What is Creative thinking
- Generating diverse ideas: the ability to provide multiple ideas or solutions to a given problem or scenario.
- Generating creative ideas: the ability to generate original and useful ideas.
- Evaluating and improving ideas: the capacity to assess the quality of ideas, improve them, and select the most effective or appropriate ones.
For high performning students, creative thinking involves learning to use a variety of approaches to solve problems, analyse multiple viewpoints, adapt ideas, and arrive at new solutions.
Creative thinking for high performing students is taught through STEAM (Science, Technology, Engineering, Arts and Mathematics) subjects. In these subjects creative thinking teaches students to use a variety of approaches to solve problems, analyse multiple viewpoints, adapt ideas, and arrive at new solutions.

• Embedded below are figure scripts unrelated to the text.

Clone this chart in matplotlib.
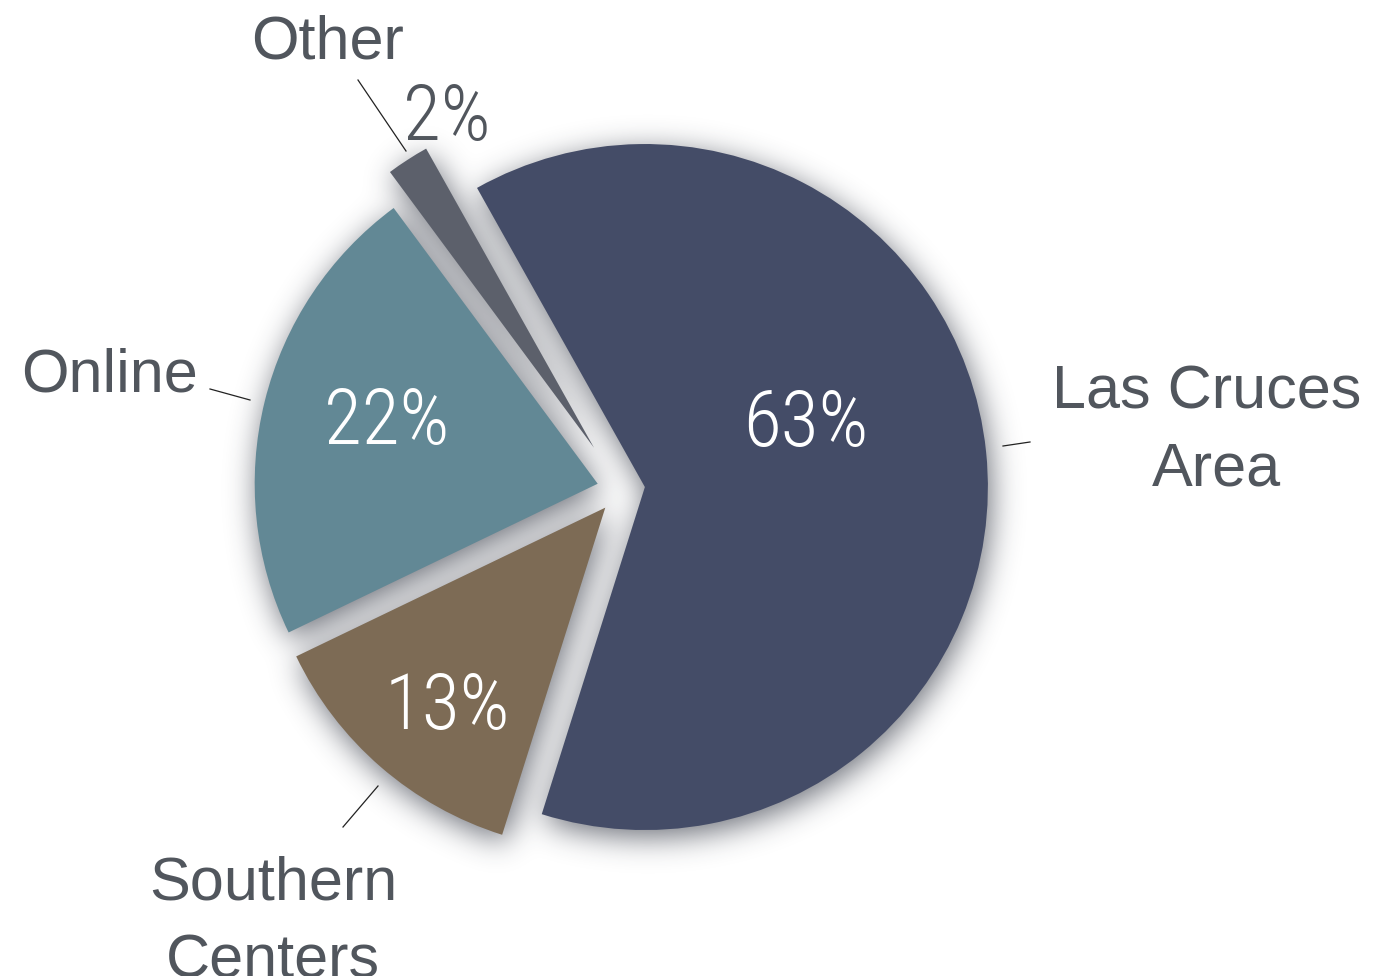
import numpy as np
import matplotlib
matplotlib.use("Agg")
import matplotlib.pyplot as plt
from matplotlib.figure import Figure
from matplotlib.backends.backend_agg import FigureCanvasAgg

# ---- data ----
categories = ["Las Cruces\nArea", "Southern\nCenters", "Online", "Other"]
shares = [63, 13, 22, 2]
pct_labels = ["63%", "13%", "22%", "2%"]

# ---- style / layout ----
colors = ["#444c67", "#7d6b55", "#628895", "#5c606b"]
explode = [0.07, 0.07, 0.07, 0.145]
START = 119.3
W, H, DPI = 1400, 976, 100
CX, CY, R = 621.0, 489.5, 343.0          # pie centre & radius in pixels
XL = (-CX / R, (W - CX) / R)
YL = (-(H - CY) / R, CY / R)
LABEL_COLOR = "#51565d"
PCT_FAMILY = ["Roboto Condensed", "Open Sans Condensed", "DejaVu Sans"]

def px(x, y):
    return (x - CX) / R, (CY - y) / R

def draw_pie(ax, fcs, z=2):
    w, _ = ax.pie(shares, colors=fcs, explode=explode, startangle=START,
                  counterclock=False, radius=1.0,
                  wedgeprops=dict(linewidth=0, zorder=z))
    ax.set_aspect("auto")
    ax.set_xlim(*XL)
    ax.set_ylim(*YL)
    ax.set_axis_off()
    return w

# ---- shadow mask rendered offscreen ----
f2 = Figure(figsize=(W / DPI, H / DPI), dpi=DPI)
FigureCanvasAgg(f2)
a2 = f2.add_axes([0, 0, 1, 1])
draw_pie(a2, ["k"] * len(shares))
f2.canvas.draw()
buf = np.asarray(f2.canvas.buffer_rgba()).astype(float)
mask = 1.0 - buf[..., 0] / 255.0

def blur(a, sigma):
    r = int(3 * sigma)
    k = np.exp(-0.5 * (np.arange(-r, r + 1) / sigma) ** 2)
    k /= k.sum()
    a = np.apply_along_axis(lambda m: np.convolve(m, k, mode="same"), 1, a)
    a = np.apply_along_axis(lambda m: np.convolve(m, k, mode="same"), 0, a)
    return a

sh = blur(mask, 15.0)
sh = np.roll(sh, 7, axis=0)
sh = np.roll(sh, 3, axis=1)
shadow = np.zeros((H, W, 4))
shadow[..., 0] = 0.16
shadow[..., 1] = 0.18
shadow[..., 2] = 0.23
shadow[..., 3] = np.clip(sh * 0.68, 0, 1)

# ---- main figure ----
fig = plt.figure(figsize=(W / DPI, H / DPI), dpi=DPI)
ax = fig.add_axes([0, 0, 1, 1])
draw_pie(ax, colors, z=2)
ax.imshow(shadow, extent=(XL[0], XL[1], YL[0], YL[1]), origin="upper",
          zorder=1, interpolation="nearest", aspect="auto")
ax.set_xlim(*XL)
ax.set_ylim(*YL)

# category labels: (centre x px per line, first baseline px)
label_pos = [((1207, 1216), 408), ((273, 273), 900), ((110,), 391), ((328,), 58)]
LINE_GAP = 77
for txt, (xs, yb) in zip(categories, label_pos):
    for i, line in enumerate(txt.split("\n")):
        ax.text(*px(xs[i], yb + i * LINE_GAP), line, ha="center", va="baseline",
                fontsize=44, color=LABEL_COLOR, family="Liberation Sans",
                zorder=5)

# percentage labels: (centre x px, baseline px, colour)
pct_pos = [(806, 446, "white"), (447, 729, "white"),
           (387, 444, "white"), (447, 140, LABEL_COLOR)]
for txt, (x, yb, c) in zip(pct_labels, pct_pos):
    ax.text(*px(x, yb), txt, ha="center", va="baseline", fontsize=56,
            color=c, family=PCT_FAMILY, fontstretch="condensed",
            fontweight="light", zorder=5)

# leader lines
leaders = [((1003, 446), (1030, 442)), ((343, 827), (378, 786)),
           ((210, 389), (250, 400)), ((358, 80), (406, 151))]
for p0, p1 in leaders:
    (x0, y0), (x1, y1) = px(*p0), px(*p1)
    ax.plot([x0, x1], [y0, y1], color="#222222", lw=0.9, zorder=5)

fig.savefig("out.png", dpi=DPI)
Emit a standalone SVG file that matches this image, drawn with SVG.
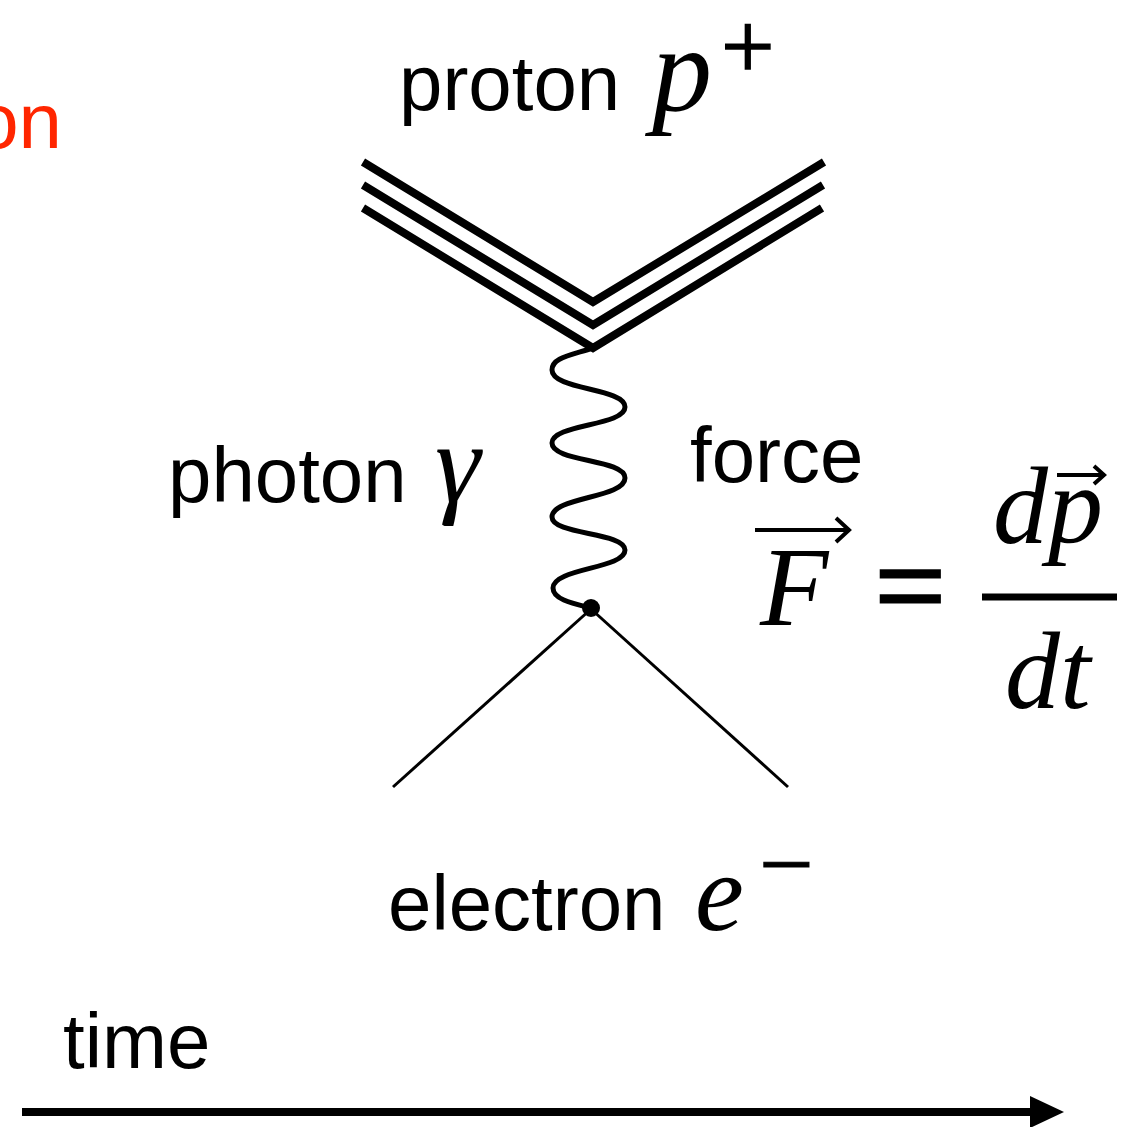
<svg xmlns="http://www.w3.org/2000/svg" width="1130" height="1127" viewBox="0 0 1130 1127">
<style>
.lbl{font-family:"Liberation Sans",Arial,sans-serif;font-size:78px;fill:#000}
.red{font-family:"Liberation Sans",Arial,sans-serif;font-size:78px;fill:#ff2600}
.math{font-family:"Liberation Serif","Times New Roman",serif;font-style:italic;fill:#000}
.sym{font-family:"Liberation Serif","Times New Roman",serif;fill:#000;stroke:#000}
.proton{fill:none;stroke:#000;stroke-width:8}
.thin{fill:none;stroke:#000;stroke-width:3}
.wave{fill:none;stroke:#000;stroke-width:5}
.vec{fill:none;stroke:#000;stroke-width:4}
</style>
<rect width="1130" height="1127" fill="#fff"/>
<g id="connectors">
  <g id="proton-lines">
    <polyline class="proton" points="363,162 593,302 824,162"/>
    <polyline class="proton" points="363,185 593,325 823,185"/>
    <polyline class="proton" points="363,208 593,348 822,208"/>
  </g>
  <path id="photon-line" class="wave" d="M593,348 C568,356 552,358 552,370 C552,390 625,388 625,407 C625,426 552,424 552,443 C552,462 625,459 625,478 C625,498 552,497 552,517 C552,535 625,532 625,550 C625,569 553,568 553,588 C553,600 575,604 591,608"/>
  <g id="electron-lines">
    <line class="thin" x1="591" y1="609" x2="393" y2="787"/>
    <line class="thin" x1="591" y1="609" x2="788" y2="787"/>
  </g>
  <g id="time-arrow">
    <line x1="22" y1="1112" x2="1034" y2="1112" stroke="#000" stroke-width="8"/>
    <polygon points="1030,1096 1064,1112 1030,1128" fill="#000"/>
  </g>
</g>
<g id="vertex">
  <circle cx="591" cy="608" r="9" fill="#000"/>
</g>
<g id="proton-label">
  <text class="lbl" x="399" y="110">proton</text>
  <text class="math" x="652" y="110" font-size="120">p</text>
  <text class="sym" x="721" y="78" font-size="95" stroke-width="1.5">+</text>
</g>
<g id="photon-label">
  <text class="lbl" x="168" y="502">photon</text>
  <text class="math" x="435" y="502" font-size="115">γ</text>
</g>
<g id="force-label">
  <text class="lbl" x="690" y="482">force</text>
  <text class="math" x="760" y="625" font-size="112">F</text>
  <path class="vec" d="M755,530 H848 M836,518 L849,530 L836,542"/>
  <text class="sym" x="875" y="628" font-size="125" stroke-width="3">=</text>
  <text class="math" x="993" y="543" font-size="110">dp</text>
  <path class="vec" d="M1057,475 H1103 M1094,466 L1104,475 L1094,484" stroke-width="3"/>
  <line x1="982" y1="597" x2="1117" y2="597" stroke="#000" stroke-width="7"/>
  <text class="math" x="1005" y="708" font-size="110">dt</text>
</g>
<g id="electron-label">
  <text class="lbl" x="388" y="930">electron</text>
  <text class="math" x="695" y="930" font-size="110">e</text>
  <text class="sym" x="759" y="897" font-size="97" stroke-width="1">−</text>
</g>
<g id="time-label">
  <text class="lbl" x="63" y="1068">time</text>
</g>
<g id="red-fragment">
  <text class="red" x="62" y="148" text-anchor="end">on</text>
</g>
</svg>
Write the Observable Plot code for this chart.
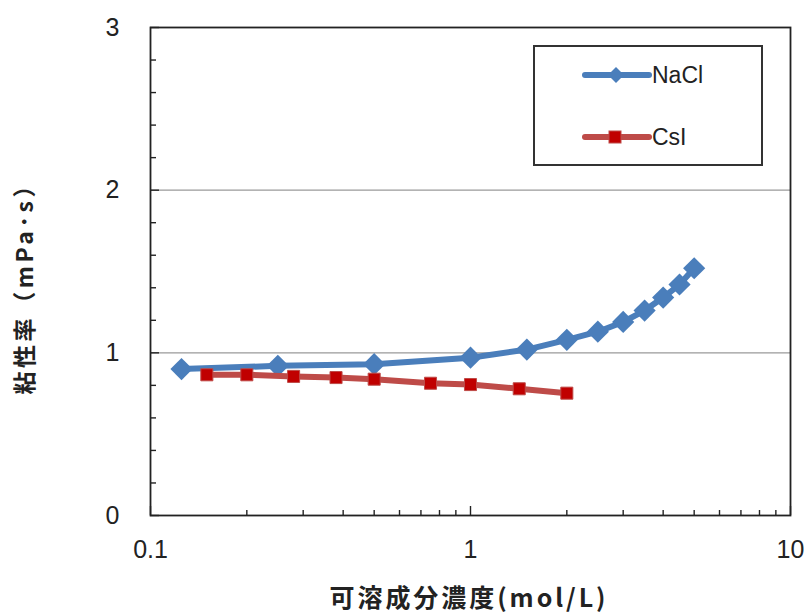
<!DOCTYPE html>
<html><head><meta charset="utf-8">
<script src="https://cdn.jsdelivr.net/npm/d3@7"></script>
<script src="https://cdn.jsdelivr.net/npm/@observablehq/plot@0.6"></script>
<style>
body{margin:0;background:#fff}
#wrap{position:relative;width:804px;height:613px}
#legend{position:absolute;left:533px;top:45px;width:226px;height:117px;border:2px solid #333;background:#fff;box-sizing:content-box}
</style>
</head><body><div id="wrap"></div>
<script>
const seriesNames = ["NaCl", "CsI"];
const naclConc = [0.125, 0.25, 0.5, 1, 1.5, 2, 2.5, 3, 3.5, 4, 4.5, 5];
const naclVisc = [0.90, 0.92, 0.93, 0.97, 1.02, 1.08, 1.13, 1.19, 1.26, 1.34, 1.42, 1.52];
const csiConc = [0.15, 0.2, 0.28, 0.38, 0.5, 0.75, 1, 1.42, 2];
const csiVisc = [0.865, 0.865, 0.855, 0.848, 0.838, 0.813, 0.805, 0.779, 0.752];
const xMajorTicks = [0.1, 1, 10];
const xMinorTicks = [0.2, 0.3, 0.4, 0.5, 0.6, 0.7, 0.8, 0.9, 2, 3, 4, 5, 6, 7, 8, 9];
const yMajorTicks = [0, 1, 2, 3];
const yMinorTicks = [0.2, 0.4, 0.6, 0.8, 1.2, 1.4, 1.6, 1.8, 2.2, 2.4, 2.6, 2.8];
const yGrid = [1, 2];
const xTitle = "可溶成分濃度(mol/L)";
const yTitle = "粘性率（mPa･s）";

const blue = "#4A7EBB", redLine = "#BE4B48", redMark = "#C00000";
const nacl = naclConc.map((c, i) => ({c, v: naclVisc[i]}));
const csi = csiConc.map((c, i) => ({c, v: csiVisc[i]}));
const cjk = "'Noto Sans CJK JP', 'Noto Sans', sans-serif";

const chart = Plot.plot({
  width: 804, height: 613,
  marginLeft: 150, marginRight: 14, marginTop: 27, marginBottom: 98,
  x: {type: "log", domain: [0.1, 10]},
  y: {domain: [0, 3]},
  style: {fontFamily: "'Liberation Sans', Arial, sans-serif", fontSize: "25px", color: "#222", background: "#fff"},
  marks: [
    Plot.ruleY(yGrid, {stroke: "#9a9a9a", strokeWidth: 1.2}),
    Plot.axisY({ticks: yMajorTicks, tickSize: 0, tickPadding: 31, tickFormat: d => String(d), label: null, fontSize: 25}),
    Plot.axisY({ticks: yMinorTicks, tickSize: -6, text: null, label: null, strokeWidth: 1.4}),
    Plot.axisY({ticks: yMajorTicks, tickSize: -9, text: null, label: null, strokeWidth: 1.4}),
    Plot.axisX({ticks: xMajorTicks, tickSize: 0, tickPadding: 25, tickFormat: d => String(d), label: null, fontSize: 25}),
    Plot.axisX({ticks: xMinorTicks, tickSize: -5, text: null, label: null, strokeWidth: 1.4}),
    Plot.axisX({ticks: xMajorTicks, tickSize: -9, text: null, label: null, strokeWidth: 1.4}),
    Plot.frame({stroke: "#222", strokeWidth: 1.8}),
    Plot.line(nacl, {x: "c", y: "v", stroke: blue, strokeWidth: 6}),
    Plot.dot(nacl, {x: "c", y: "v", symbol: "diamond2", r: 10, fill: blue, stroke: "none"}),
    Plot.line(csi, {x: "c", y: "v", stroke: redLine, strokeWidth: 6}),
    Plot.dot(csi, {x: "c", y: "v", symbol: "square", r: 6.8, fill: redMark, stroke: redLine, strokeWidth: 1}),
    Plot.text([yTitle], {text: d => d, frameAnchor: "left", textAnchor: "middle", lineAnchor: "middle", dx: -125, dy: 13, rotate: -90, fontFamily: cjk, fontWeight: "bold", fontSize: 23, fill: "#222"}),
    Plot.text([xTitle], {text: d => d, frameAnchor: "bottom", textAnchor: "middle", lineAnchor: "middle", dx: -3, dy: 83, fontFamily: cjk, fontWeight: "bold", fontSize: 25, fill: "#222"})
  ]
});
const wrap = document.getElementById("wrap");
wrap.appendChild(chart);

// spread the axis titles like the reference (letter spacing)
for (const t of chart.querySelectorAll("text")) {
  if (t.textContent === yTitle) { t.setAttribute("textLength", 220); t.setAttribute("lengthAdjust", "spacing"); }
  if (t.textContent === xTitle) { t.setAttribute("textLength", 276); t.setAttribute("lengthAdjust", "spacing"); }
}

// legend (inside plot area, as in the reference)
const leg = document.createElement("div");
leg.id = "legend";
const rows = [
  {name: seriesNames[0], color: blue, mark: "diamond", y: 28},
  {name: seriesNames[1], color: redLine, mark: "square", y: 90}
];
let svg = `<svg width="226" height="117" xmlns="http://www.w3.org/2000/svg" style="display:block">`;
for (const r of rows) {
  svg += `<line x1="50" x2="114" y1="${r.y}" y2="${r.y}" stroke="${r.color}" stroke-width="6" stroke-linecap="round"/>`;
  if (r.mark === "diamond") svg += `<path d="M81,${r.y-8}L89,${r.y}L81,${r.y+8}L73,${r.y}Z" fill="${blue}"/>`;
  else svg += `<rect x="74" y="${r.y-6}" width="12" height="12" fill="${redMark}" stroke="${redLine}"/>`;
  svg += `<text x="117" y="${r.y}" dy="0.36em" font-family="'Liberation Sans', Arial, sans-serif" font-size="23" fill="#222">${r.name}</text>`;
}
svg += `</svg>`;
leg.innerHTML = svg;
wrap.appendChild(leg);
</script>
</body></html>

Examples of creative thinking
- articulating ideas and solutions through written components such as design folios, reflective journals, and presentations.
- creating visual representations of solutions such as sketches, models, or digital designs.
- considering diverse perspectives when presented with a problem.
- applying scientific thinking by formulating hypotheses, conducting experiments, and analysing data.
- applying thinking process to innovate on an idea
Alongside classroom lessons, competitions also engage high performing students in creative thinking. For example, the NSW Department of Education’s Game Changer Challenge and Maths Olympiad present complex, real-world problems that require innovative and original solutions, and encourage students to apply various creative thinking skills.
Initiatives such as a school Science Fair also provide platforms for creative thinking. Science Fair projects that include fair testing and/or design thinking enable students to generate and experiment with ideas and produce novel and effective responses and solutions.
At Ashfield Public School we provide opportunities for high performing students to develop creative thinking skills in all classrooms. It is expected that creative thinking is goal directed with students learning that generating, evaluating and improving ideas is driven by some purpose, and towards an end.
By teaching creative thinking we support students to become innovative problem-solvers who can undertake increasingly complex challenges with confidence and curiosity.